Kilburns above complete with pre 999 Nick Cash on guitar
Fundamentally, the pub circuit was (and is) a training ground where only the very strong survived. Bands proliferated by the score, many disbanding and reforming under different names between gigs. It was music for bellying-up-to-the-bar, but aggressive enough to make itself heard over chit-chat, pulling birds, rumbles and throwing up. In reality, after a few pints even the most mediocre and derivative bands sounded much better than they really were (Depends whether you can take your drink, squire -Ed) while with few exceptions, most pub bands were visually dull. That didn’t prevent the copy-hungry media latching onto Pub Rock and promoting it as The Next Big Thing. –
Few pub bands transcended the gap between performing for 300 half-pissed punters sweating profusely in the public bar and 3,000 seated non-drinkers in the Hammersmith Odeon. Even fewer came remotely close to recapturing the ethos in a recording studio. Nevertheless, record companies chose to believe, what they read instead of what they heard and promptly started signing up anything that reeked of best bitter, shoving them in the nearest studio before the band was ready.
To aggravate matters, there seemed to be a lack of producers who knew how to transfer the music from pub to tape; a malady currently afflicting new wave groups. As a result, most pub rock releases died the death. Ace were a prime example. That one good song, “How Long”, may have been a transatlantic chart-topper but they had little with which to follow it. Kokomo’s recording career was as short-lived as the band itself, and the same applied to Ciancy, The Kilburns, The Winkies and Chilli Willi. The Brinsleys and Ducks Deluxe were just unlucky, and their records deserved a better response than they received.
The only band that seemed to be able to operate on all levels was Dr Feelgood, yet it wasn’t until they released their third album, their concert souvenir “Stupidity”, that they fulfilled their potential. As quickly as bands like the Brinsleys and Ducks DeLuxe folded, they were replaced by much younger aggregations such as The Count Bishops, Eddie & The Hot Rods and The 101’ers – the latter spawning Clash-man Joe Strummer.

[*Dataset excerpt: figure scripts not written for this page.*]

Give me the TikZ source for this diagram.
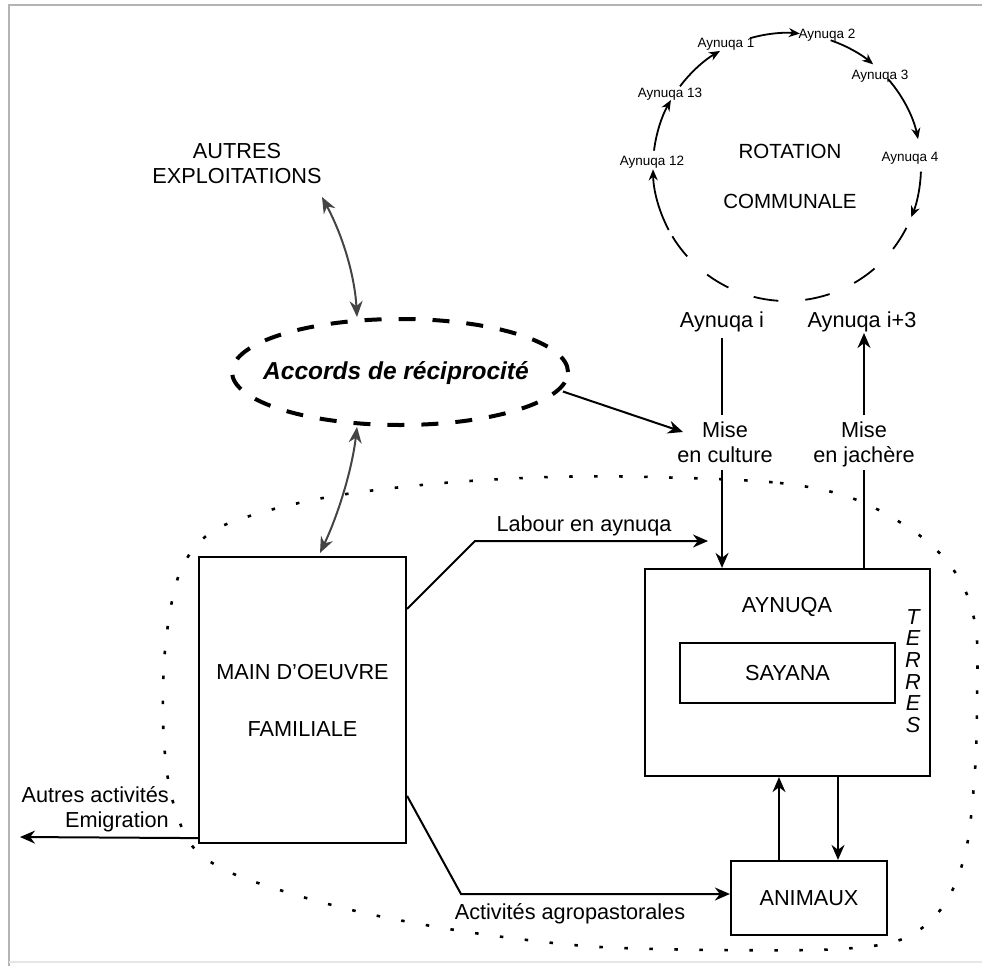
\documentclass[tikz,border=0pt]{standalone}
\usepackage{fontspec}
\setmainfont{Liberation Sans}
\usetikzlibrary{arrows.meta,calc,shapes.geometric}
\definecolor{garrow}{HTML}{444444}
\definecolor{framegray}{HTML}{B4B4B4}
\definecolor{framelight}{HTML}{E6E6E6}
\begin{document}
\begin{tikzpicture}[x=1pt,y=-1pt,
  txt/.style={font=\fontsize{21.7}{25}\selectfont, inner sep=0pt, align=center},
  small/.style={font=\fontsize{13.5}{15}\selectfont, inner sep=0pt},
  boxn/.style={draw, line width=2.2pt, inner sep=0pt, font=\fontsize{21.7}{25}\selectfont, align=center},
  conn/.style={line width=2pt},
  arr/.style={line width=2pt, -{Stealth[length=15pt,width=13pt]}},
  carr/.style={line width=1.8pt, -{Stealth[length=11pt,width=9pt]}},
  cdash/.style={line width=1.8pt, dash pattern=on 25pt off 27pt},
  garr/.style={line width=2pt, draw=garrow, {Stealth[length=16pt,width=13pt]}-{Stealth[length=16pt,width=13pt]}},
  dots/.style={line width=2.6pt, dash pattern=on 3.5pt off 21.5pt},
  ]
\useasboundingbox (0,0) rectangle (982,966);
% frame
\draw[framegray, line width=2pt] (9,966) -- (9,5) -- (982,5);
\draw[framelight, line width=1.5pt] (9,962) -- (982,962);

% rotation circle
\coordinate (C) at (787,167);
\node[font=\fontsize{20.5}{24}\selectfont, inner sep=0pt] (rot) at (790,151) {ROTATION};
\node[font=\fontsize{20.5}{24}\selectfont, inner sep=0pt] (com) at (790,201) {COMMUNALE};
\node[small] (a1) at (726,44) {Aynuqa 1};
\node[small] (a2) at (827,35) {Aynuqa 2};
\node[small] (a3) at (880,76) {Aynuqa 3};
\node[small] (a4) at (910,158) {Aynuqa 4};
\node[small] (a13) at (670,94) {Aynuqa 13};
\node[small] (a12) at (652,162) {Aynuqa 12};
\draw[carr] ($(C)+(143:134pt)$) arc[start angle=143,end angle=120,radius=134pt];
\draw[carr] ($(C)+(106:134pt)$) arc[start angle=106,end angle=84.5,radius=134pt];
\draw[carr] ($(C)+(71:134pt)$) arc[start angle=71,end angle=50,radius=134pt];
\draw[carr] ($(C)+(41:134pt)$) arc[start angle=41,end angle=12,radius=134pt];
\draw[carr] ($(C)+(-2:134pt)$) arc[start angle=-2,end angle=-22,radius=134pt];
\draw[cdash] ($(C)+(-27:134pt)$) arc[start angle=-27,end angle=-151,radius=134pt];
\draw[carr] ($(C)+(208:134pt)$) arc[start angle=208,end angle=181,radius=134pt];
\draw[carr] ($(C)+(173:134pt)$) arc[start angle=173,end angle=150,radius=134pt];

% aynuqa i / i+3
\node[txt] (ai) at (722,322) {Aynuqa i};
\node[txt] (ai3) at (862,322) {Aynuqa i+3};
\node[txt] (mc) at (725,442.5) {Mise\\en culture};
\node[txt] (mj) at (864,444.5) {Mise\\en jach\`ere};

% boxes
\node[boxn, minimum width=207pt, minimum height=286pt] (main) at (302.5,700) {MAIN D'OEUVRE\\[32pt]FAMILIALE};
\node[boxn, minimum width=285pt, minimum height=207pt] (ayn) at (787.5,672.5) {};
\node[txt] (aynt) at (787,607) {AYNUQA};
\node[boxn, minimum width=215pt, minimum height=60pt] (say) at (787.5,673) {SAYANA};
\node[font=\fontsize{21.7}{21.7}\selectfont\itshape, align=center, inner sep=0pt] (terres) at (913,671) {T\\E\\R\\R\\E\\S};
\node[boxn, minimum width=156pt, minimum height=74pt] (ani) at (809,898) {ANIMAUX};

% accords
\node[ellipse, draw, line width=4pt, dash pattern=on 17pt off 17pt, minimum width=336pt, minimum height=106pt, inner sep=0pt] (acc) at (400,372) {};
\node[font=\fontsize{24.5}{28}\selectfont\bfseries\itshape, inner sep=0pt] (acct) at (396,373) {Accords de r\'eciprocit\'e};
\node[txt] (autres) at (237,164) {AUTRES\\EXPLOITATIONS};

% dotted domain
\draw[dots] plot[smooth cycle, tension=0.55] coordinates {
 (650,477) (780,483) (857,500) (923,538) (960,580) (976,630) (977,700) (975,770)
 (966,850) (944,905) (905,938) (840,949) (720,950) (600,947) (511,938) (437,927)
 (360,912) (286,892) (225,870) (190,843) (170,790) (163,720) (166,640) (180,572)
 (210,533) (263,512) (340,495) (443,483) (550,477)};

% connectors
\coordinate (mctip) at (683,432);
\draw[arr] ([xshift=4pt]acc.-7) -- (mctip);
\draw[conn] (ai.south |- 0,338) -- (ai.south |- 0,415);
\draw[arr] (ai.south |- 0,470) -- (ai.south |- ayn.north);
\draw[conn] (mj.south |- ayn.north) -- (mj.south |- 0,470);
\draw[arr] (mj.south |- 0,415) -- (mj.south |- 0,333);

\coordinate (labtip) at (708,541);
\draw[arr] ($(main.north east)+(0,53)$) -- (475,541) -- (labtip);
\node[txt] (labt) at (584,526) {Labour en aynuqa};
\draw[arr] ($(main.north east)+(0,240)$) -- (461,894) -- (ani.west |- 0,894);
\node[txt] (agrot) at (570,914) {Activit\'es agropastorales};

\draw[arr] ([xshift=-30pt]ani.north) -- ([xshift=-30pt]ani.north |- ayn.south);
\draw[arr] ([xshift=29pt]ani.north |- ayn.south) -- ([xshift=29pt]ani.north);

\coordinate (emig) at (20,837);
\draw[arr] ($(main.south west)+(0,-6)$) -- (emig);
\node[txt, align=right, anchor=east] (emigt) at (169,809.5) {Autres activit\'es\\Emigration};

% gray double arrows
\draw[garr] (322,197) .. controls (345,240) and (355,280) .. (357,317);
\draw[garr] (357,427) .. controls (352,470) and (338,515) .. (320,553);
\end{tikzpicture}
\end{document}
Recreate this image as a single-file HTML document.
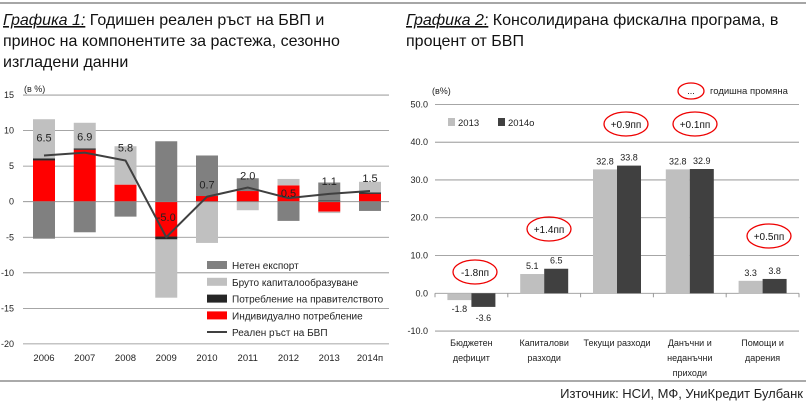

Despite the demise of many pub bands, many of their musicians went on to achieve greater success elsewhere. A prime example was when ex-Ducks DeLuxer Martin Belmont, ex-Bontemps Roulets’ Andrew Bodnar and Steve Goulding, and Brinsley Schwarz himself, assisted by former employee Bob Andrews, amalgamated behind Graham Parker to form The Rumour. Ducks DeLuxe bar-room bully Sean Tyla re-appeared with the’ Tyla Gang, while his former cohorts Nick Garvey and Andy McMaster went on to mastermind The Motors. Recently ex-Kilburn Ian Dury staged a spectacular comeback, while The Winkies’ Phil Rambow looks like being a favourite in the current list of runners.
One person who certainly made good was Brinsley stalwart Nick Lowe, who, apart from establishing a reputation as Stiff Records’ house producer, has also become a solo artist to be reckoned with. Flip City may have been one of the more obscure pub attractions, but their singer Elvis Costello has also done quite well for himself.
What was originally typecast as being pub rock may have, in many instances, promised much more than it delivered, but as an assault course for young groups the circuit has by no means outlived its initial purpose. And though the music may have undergone a change, the venues have remained. Pubs like the Nashville and the Hope & Anchor have been instrumental in helping the careers of acts like The Damned, The Sex Pistols, The Stranglers, Boomtown Rats, 999, The Jam and Elvis Costello.
To paraphrase a brewery commercial: There’s more going on at your local than you think!